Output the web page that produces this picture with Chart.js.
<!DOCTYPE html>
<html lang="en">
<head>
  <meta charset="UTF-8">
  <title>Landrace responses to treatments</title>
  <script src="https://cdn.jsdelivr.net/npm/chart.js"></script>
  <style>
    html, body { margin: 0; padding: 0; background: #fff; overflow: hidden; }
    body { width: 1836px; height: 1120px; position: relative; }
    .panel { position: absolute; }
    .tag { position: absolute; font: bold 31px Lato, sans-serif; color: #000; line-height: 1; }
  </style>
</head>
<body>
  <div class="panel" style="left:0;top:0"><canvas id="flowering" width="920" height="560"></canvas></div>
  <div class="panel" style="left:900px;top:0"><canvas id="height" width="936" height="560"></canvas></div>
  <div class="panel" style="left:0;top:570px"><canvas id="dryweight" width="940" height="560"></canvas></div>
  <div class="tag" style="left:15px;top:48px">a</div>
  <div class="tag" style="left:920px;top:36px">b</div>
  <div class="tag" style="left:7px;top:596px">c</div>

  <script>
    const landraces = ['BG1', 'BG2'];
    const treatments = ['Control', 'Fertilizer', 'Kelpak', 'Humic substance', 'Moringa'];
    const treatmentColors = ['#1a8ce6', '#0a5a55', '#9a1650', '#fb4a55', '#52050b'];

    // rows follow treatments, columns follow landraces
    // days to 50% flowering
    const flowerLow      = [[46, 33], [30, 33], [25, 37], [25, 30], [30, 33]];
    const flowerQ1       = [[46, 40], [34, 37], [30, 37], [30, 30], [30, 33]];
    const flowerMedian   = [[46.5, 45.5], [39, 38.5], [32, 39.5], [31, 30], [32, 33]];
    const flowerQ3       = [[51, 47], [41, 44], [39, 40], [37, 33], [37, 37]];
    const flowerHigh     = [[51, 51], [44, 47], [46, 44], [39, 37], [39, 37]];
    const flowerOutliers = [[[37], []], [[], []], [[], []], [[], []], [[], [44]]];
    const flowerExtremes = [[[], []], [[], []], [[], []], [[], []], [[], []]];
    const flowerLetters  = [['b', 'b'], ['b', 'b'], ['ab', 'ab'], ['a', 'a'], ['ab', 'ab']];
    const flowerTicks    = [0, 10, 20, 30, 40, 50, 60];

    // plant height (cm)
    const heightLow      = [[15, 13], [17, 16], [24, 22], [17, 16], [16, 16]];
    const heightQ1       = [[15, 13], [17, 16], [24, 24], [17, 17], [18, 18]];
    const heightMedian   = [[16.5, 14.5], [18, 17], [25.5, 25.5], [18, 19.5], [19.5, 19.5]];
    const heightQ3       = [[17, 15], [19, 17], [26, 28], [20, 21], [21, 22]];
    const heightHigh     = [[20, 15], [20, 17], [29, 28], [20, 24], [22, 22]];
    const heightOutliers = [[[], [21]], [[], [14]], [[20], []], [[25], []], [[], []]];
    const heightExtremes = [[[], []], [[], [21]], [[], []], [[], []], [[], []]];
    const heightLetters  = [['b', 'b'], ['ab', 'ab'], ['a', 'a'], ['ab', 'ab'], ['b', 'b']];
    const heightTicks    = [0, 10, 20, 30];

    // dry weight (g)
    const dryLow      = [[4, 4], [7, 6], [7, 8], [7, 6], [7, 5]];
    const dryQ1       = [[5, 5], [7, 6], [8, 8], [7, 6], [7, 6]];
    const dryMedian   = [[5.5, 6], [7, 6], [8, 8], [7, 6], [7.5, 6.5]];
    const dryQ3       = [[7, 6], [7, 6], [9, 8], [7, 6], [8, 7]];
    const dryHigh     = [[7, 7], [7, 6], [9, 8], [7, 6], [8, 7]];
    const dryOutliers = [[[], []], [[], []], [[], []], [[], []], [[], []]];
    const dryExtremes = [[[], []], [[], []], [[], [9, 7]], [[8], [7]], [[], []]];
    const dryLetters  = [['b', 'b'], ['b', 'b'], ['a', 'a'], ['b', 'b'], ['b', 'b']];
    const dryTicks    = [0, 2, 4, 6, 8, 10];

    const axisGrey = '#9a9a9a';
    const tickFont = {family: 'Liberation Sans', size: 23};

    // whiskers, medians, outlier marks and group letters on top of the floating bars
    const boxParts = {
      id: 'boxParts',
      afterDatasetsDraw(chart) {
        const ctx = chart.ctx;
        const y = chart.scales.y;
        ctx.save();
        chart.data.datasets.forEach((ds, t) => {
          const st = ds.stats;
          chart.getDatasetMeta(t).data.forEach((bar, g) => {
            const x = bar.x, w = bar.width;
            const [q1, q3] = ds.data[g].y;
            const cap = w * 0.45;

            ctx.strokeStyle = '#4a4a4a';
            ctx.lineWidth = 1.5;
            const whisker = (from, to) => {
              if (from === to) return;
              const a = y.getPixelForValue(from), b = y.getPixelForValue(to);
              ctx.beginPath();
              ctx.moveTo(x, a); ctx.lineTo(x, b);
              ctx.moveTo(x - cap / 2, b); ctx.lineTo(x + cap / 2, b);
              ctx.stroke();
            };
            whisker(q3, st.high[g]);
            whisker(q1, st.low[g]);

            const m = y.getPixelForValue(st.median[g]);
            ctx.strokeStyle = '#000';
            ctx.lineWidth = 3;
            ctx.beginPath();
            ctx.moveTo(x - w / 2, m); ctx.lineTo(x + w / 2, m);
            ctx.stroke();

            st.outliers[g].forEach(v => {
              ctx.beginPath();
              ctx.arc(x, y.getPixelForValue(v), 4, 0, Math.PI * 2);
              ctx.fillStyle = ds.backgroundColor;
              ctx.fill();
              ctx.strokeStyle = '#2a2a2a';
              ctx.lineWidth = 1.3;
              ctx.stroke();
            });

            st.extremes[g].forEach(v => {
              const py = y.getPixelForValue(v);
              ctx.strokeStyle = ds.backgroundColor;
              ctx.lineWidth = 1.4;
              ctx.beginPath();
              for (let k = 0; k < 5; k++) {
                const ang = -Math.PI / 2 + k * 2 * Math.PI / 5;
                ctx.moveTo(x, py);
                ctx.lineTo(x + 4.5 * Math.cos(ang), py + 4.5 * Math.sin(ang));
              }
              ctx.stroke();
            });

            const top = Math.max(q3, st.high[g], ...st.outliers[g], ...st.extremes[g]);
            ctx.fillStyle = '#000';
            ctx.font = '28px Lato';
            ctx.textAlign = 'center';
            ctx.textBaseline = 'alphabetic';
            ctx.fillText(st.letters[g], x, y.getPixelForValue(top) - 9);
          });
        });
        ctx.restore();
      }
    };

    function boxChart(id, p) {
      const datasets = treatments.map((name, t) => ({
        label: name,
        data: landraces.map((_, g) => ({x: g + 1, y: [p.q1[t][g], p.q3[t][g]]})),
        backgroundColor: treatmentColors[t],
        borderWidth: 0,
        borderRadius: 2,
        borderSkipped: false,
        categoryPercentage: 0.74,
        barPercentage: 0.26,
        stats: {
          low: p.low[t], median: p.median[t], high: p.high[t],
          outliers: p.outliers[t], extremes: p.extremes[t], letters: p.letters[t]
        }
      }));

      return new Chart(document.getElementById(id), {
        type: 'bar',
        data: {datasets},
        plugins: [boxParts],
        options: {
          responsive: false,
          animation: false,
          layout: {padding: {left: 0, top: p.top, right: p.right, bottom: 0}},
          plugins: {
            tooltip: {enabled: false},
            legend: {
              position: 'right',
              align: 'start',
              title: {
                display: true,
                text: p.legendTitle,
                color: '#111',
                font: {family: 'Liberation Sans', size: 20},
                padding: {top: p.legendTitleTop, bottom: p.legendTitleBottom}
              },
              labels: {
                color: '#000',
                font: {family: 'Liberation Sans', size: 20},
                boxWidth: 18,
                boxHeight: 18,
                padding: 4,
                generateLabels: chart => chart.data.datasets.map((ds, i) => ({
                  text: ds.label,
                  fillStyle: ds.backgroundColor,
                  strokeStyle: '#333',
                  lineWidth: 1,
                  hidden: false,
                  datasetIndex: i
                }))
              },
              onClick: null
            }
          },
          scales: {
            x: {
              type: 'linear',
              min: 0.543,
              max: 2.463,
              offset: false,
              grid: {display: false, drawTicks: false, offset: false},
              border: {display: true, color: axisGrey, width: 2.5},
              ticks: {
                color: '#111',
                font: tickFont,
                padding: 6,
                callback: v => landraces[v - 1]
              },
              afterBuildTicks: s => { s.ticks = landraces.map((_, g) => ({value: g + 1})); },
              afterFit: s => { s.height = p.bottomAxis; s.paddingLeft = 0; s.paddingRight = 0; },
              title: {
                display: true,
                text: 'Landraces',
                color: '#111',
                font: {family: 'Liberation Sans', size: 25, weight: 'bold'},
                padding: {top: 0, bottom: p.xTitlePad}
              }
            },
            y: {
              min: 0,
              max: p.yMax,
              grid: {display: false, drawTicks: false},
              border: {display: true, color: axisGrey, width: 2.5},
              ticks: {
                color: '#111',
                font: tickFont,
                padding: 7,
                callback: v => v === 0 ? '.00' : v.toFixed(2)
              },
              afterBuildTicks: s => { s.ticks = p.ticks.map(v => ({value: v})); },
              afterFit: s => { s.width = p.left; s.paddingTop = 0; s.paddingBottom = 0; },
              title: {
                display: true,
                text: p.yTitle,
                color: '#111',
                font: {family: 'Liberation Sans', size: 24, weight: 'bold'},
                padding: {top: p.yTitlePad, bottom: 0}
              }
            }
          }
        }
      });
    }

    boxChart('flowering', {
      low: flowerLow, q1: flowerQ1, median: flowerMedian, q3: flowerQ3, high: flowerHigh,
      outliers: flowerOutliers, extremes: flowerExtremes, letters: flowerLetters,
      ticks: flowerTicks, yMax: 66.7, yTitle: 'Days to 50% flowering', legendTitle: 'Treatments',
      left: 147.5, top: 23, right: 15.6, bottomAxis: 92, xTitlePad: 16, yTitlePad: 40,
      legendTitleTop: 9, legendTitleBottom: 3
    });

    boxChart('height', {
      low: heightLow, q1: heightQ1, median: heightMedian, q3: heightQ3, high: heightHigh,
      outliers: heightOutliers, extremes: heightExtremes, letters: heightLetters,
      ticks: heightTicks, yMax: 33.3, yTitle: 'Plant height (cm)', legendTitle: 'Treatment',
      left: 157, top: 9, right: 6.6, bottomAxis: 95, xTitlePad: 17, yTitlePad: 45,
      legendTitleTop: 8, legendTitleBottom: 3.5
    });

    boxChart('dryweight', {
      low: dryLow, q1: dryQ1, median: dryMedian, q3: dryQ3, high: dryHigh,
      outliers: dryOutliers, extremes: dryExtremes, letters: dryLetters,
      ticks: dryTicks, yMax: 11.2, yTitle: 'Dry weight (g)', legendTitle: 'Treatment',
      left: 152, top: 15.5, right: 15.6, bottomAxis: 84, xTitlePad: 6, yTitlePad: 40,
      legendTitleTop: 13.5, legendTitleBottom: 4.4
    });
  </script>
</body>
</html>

WHAT THIS TASK INVOLVES: Write down again the exact lines running from the beginning of the data to the line containing "['#1a8ce6', '#0a5a55', '#9a1650', '#fb4a55', '#52050b'];", with both ends included.

EXERCISE SOLUTION:
Output the web page that produces this picture with Chart.js.
<!DOCTYPE html>
<html lang="en">
<head>
  <meta charset="UTF-8">
  <title>Landrace responses to treatments</title>
  <script src="https://cdn.jsdelivr.net/npm/chart.js"></script>
  <style>
    html, body { margin: 0; padding: 0; background: #fff; overflow: hidden; }
    body { width: 1836px; height: 1120px; position: relative; }
    .panel { position: absolute; }
    .tag { position: absolute; font: bold 31px Lato, sans-serif; color: #000; line-height: 1; }
  </style>
</head>
<body>
  <div class="panel" style="left:0;top:0"><canvas id="flowering" width="920" height="560"></canvas></div>
  <div class="panel" style="left:900px;top:0"><canvas id="height" width="936" height="560"></canvas></div>
  <div class="panel" style="left:0;top:570px"><canvas id="dryweight" width="940" height="560"></canvas></div>
  <div class="tag" style="left:15px;top:48px">a</div>
  <div class="tag" style="left:920px;top:36px">b</div>
  <div class="tag" style="left:7px;top:596px">c</div>

  <script>
    const landraces = ['BG1', 'BG2'];
    const treatments = ['Control', 'Fertilizer', 'Kelpak', 'Humic substance', 'Moringa'];
    const treatmentColors = ['#1a8ce6', '#0a5a55', '#9a1650', '#fb4a55', '#52050b'];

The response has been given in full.